Centro Loyola de Fé

O AMOR

Eguimar Felício Chaveiro
[Doutor em Geografia Humana – Livre-docente da UFG/Universidade Federal de Goiás]

Quando fazia o segundo grau em Trindade-Go, eu tinha um amigo do peito: José de Souza.
Além de sua bondade e de seus atos solidários, ele era também um parceiro de interrogação.
Depois das aulas de física (que eu amava), saíamos para as nossas casas falando sobre a velocidade da luz
e da sombra; sobre a relação entre a claridade e as retinas. O universo era o nosso amigo de caminhada.
Voltávamos para as nossas casas embalados por um papo sideral.
Tecíamos na caminhada celestial ideias adolescentes:
perguntávamos se não existisse a luz e se mesmo sem luz fosse possível haver vida,
o que o ser humano teria nos lugares dos olhos.
Perguntávamos se haveria o desenvolvimento ao máximo da escuta e do tato.
Perguntávamos se, vivendo no breu infinito, a imaginação poderia dar os seus maiores saltos.
Perguntávamos. Perguntávamos…
Um dia, subindo a rua entusiasmados com os segredos do universo, observamos um vira-lata.
Sem pose e sem pudor, certamente ausente da física teórica e dos badulaques do firmamento,
o cãozinho mijava feliz no poste de luz. A sombra da noite guarnecia o seu ato físico
exercido com liberdade e satisfação. À distância, víamos, eu e o meu amigo,
uma fotografia em silhueta do cãozinho anônimo. Na cena havia rara beleza.
Sob a ilusão de ótica, observando o cãozinho urinar, experimentávamos uma fruição estética estranha:
contemplávamos um vira-lata no mesmo momento que fazíamos interrogações físicas.
Ali, fui aprender depois, se sacramentava um ponto central da teoria estética:
ver é sempre um atributo do coração.

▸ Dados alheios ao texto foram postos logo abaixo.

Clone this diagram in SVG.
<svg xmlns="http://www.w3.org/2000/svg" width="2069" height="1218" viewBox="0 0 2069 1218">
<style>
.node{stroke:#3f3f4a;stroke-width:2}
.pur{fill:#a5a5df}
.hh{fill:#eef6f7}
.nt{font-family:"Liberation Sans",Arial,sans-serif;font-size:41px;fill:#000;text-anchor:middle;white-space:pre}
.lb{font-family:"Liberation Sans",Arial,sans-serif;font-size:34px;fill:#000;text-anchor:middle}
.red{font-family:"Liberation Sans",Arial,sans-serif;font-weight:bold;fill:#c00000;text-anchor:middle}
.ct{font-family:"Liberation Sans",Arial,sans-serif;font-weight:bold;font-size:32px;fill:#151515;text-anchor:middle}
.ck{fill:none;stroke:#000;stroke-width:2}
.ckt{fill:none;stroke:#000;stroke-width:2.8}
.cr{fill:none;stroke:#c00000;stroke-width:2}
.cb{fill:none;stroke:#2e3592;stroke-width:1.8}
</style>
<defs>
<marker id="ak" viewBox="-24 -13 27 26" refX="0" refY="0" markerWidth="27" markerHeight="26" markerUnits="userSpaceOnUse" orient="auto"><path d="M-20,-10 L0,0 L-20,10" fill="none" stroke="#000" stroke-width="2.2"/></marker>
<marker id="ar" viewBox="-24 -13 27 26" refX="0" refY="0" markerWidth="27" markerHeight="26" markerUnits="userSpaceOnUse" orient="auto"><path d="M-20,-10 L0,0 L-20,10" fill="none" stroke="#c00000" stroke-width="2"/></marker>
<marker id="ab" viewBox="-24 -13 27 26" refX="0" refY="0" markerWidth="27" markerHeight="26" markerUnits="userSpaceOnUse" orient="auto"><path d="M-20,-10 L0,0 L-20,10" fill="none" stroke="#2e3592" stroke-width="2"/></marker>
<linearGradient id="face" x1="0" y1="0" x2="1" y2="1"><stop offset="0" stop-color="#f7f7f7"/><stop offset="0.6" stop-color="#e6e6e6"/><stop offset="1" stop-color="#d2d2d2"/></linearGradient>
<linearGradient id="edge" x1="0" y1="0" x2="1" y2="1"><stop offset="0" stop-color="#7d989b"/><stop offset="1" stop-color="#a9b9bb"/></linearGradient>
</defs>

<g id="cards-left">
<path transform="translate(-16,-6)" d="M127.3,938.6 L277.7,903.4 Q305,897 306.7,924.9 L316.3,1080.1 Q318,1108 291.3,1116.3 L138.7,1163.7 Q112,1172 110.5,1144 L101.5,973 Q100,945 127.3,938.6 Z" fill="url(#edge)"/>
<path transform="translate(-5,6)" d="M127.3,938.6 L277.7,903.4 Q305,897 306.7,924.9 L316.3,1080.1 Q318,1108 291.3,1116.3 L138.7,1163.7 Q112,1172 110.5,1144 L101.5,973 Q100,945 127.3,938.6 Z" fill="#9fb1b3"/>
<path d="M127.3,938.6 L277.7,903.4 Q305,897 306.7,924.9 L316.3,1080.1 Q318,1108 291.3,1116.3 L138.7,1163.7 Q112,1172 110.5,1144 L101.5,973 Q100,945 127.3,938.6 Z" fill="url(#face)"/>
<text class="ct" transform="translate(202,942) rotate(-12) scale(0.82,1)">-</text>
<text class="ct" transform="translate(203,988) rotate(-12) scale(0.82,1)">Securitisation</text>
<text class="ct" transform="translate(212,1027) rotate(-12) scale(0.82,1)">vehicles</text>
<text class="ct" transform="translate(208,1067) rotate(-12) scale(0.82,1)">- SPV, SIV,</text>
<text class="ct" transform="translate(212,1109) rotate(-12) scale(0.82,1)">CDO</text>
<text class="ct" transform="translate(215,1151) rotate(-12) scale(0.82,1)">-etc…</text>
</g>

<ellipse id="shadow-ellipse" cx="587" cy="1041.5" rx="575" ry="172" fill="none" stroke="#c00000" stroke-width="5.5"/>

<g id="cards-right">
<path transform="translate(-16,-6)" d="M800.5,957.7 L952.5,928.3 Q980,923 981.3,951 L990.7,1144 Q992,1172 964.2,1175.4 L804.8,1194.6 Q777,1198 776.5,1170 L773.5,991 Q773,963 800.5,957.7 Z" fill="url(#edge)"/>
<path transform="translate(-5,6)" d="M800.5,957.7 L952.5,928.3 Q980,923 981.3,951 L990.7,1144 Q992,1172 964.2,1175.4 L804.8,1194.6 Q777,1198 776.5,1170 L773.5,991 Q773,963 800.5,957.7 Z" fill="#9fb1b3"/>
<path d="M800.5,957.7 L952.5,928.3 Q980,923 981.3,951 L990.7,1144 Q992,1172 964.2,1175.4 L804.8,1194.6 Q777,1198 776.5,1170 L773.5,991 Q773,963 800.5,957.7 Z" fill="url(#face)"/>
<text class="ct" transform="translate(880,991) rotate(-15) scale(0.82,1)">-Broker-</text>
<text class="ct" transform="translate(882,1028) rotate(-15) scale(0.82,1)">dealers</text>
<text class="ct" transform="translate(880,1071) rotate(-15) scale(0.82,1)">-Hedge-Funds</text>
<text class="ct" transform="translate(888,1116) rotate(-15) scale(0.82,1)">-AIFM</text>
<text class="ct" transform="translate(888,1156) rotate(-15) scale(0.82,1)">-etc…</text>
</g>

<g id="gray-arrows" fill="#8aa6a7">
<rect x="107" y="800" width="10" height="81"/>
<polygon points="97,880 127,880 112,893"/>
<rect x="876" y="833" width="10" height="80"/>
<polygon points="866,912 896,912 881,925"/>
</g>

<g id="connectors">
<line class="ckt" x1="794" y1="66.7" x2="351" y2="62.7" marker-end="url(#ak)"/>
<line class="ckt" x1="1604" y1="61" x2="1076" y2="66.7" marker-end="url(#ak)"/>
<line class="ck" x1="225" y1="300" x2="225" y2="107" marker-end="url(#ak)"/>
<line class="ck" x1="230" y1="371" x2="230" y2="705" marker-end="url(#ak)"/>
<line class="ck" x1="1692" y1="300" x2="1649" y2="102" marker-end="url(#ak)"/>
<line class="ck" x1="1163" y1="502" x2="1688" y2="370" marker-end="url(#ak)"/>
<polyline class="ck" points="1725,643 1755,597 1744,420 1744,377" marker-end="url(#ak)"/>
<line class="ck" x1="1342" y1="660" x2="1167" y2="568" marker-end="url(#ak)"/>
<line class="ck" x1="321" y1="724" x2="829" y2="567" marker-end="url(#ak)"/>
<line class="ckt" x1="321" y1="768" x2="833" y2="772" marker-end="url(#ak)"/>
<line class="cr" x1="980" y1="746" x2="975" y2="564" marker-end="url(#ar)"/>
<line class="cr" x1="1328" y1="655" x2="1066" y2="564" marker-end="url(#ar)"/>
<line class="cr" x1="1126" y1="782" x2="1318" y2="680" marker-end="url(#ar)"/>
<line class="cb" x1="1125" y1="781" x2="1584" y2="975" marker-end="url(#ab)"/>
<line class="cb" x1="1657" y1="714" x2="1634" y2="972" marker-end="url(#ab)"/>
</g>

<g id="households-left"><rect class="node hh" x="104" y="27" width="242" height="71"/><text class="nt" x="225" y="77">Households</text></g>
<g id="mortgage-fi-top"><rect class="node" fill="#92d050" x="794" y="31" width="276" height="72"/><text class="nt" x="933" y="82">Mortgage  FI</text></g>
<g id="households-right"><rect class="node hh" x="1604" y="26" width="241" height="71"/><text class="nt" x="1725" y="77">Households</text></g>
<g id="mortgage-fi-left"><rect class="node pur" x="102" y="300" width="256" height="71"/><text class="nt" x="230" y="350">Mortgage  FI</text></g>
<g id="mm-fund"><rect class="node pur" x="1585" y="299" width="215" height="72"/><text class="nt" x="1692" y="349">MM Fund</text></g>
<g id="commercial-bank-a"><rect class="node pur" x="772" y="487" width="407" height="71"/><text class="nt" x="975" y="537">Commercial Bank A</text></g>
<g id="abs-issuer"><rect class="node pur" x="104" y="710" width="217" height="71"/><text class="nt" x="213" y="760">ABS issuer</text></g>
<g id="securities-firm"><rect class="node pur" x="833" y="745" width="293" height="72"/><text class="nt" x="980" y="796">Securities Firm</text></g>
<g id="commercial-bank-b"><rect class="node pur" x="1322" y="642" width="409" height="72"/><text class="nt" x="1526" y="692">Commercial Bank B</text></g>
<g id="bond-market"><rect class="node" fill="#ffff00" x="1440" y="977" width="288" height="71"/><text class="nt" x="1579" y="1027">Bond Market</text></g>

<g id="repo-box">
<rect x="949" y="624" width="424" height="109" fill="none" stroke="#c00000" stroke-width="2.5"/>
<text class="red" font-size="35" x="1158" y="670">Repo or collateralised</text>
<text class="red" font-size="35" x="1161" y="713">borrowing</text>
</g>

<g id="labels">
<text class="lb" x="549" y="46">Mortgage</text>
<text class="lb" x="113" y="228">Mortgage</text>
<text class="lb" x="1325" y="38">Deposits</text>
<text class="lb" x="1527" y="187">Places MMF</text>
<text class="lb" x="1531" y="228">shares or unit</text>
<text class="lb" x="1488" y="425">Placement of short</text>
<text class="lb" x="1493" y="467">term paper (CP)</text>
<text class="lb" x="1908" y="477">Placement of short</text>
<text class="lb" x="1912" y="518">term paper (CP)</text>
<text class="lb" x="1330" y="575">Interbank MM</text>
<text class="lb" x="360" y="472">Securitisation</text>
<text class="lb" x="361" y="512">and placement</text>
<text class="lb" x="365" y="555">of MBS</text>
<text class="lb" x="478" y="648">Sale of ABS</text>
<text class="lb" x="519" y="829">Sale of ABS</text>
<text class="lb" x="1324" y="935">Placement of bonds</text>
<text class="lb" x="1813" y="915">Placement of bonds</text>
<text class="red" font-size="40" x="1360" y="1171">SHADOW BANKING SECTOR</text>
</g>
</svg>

Ver é sempre um atributo filosófico.
Ademais, sentir é o noves-fora da experiência de viver.
Alegre com o mijo libertador e desavisado do mundo, o cãozinho contornou a tarefa orgânica
e nos seguiu lento como um poeta paisano. Sob o ritmo dos nossos passos, ia Ele como um irmão noturno.
De repente cessaram as nossas perguntas de física, só havia espaço para o amor.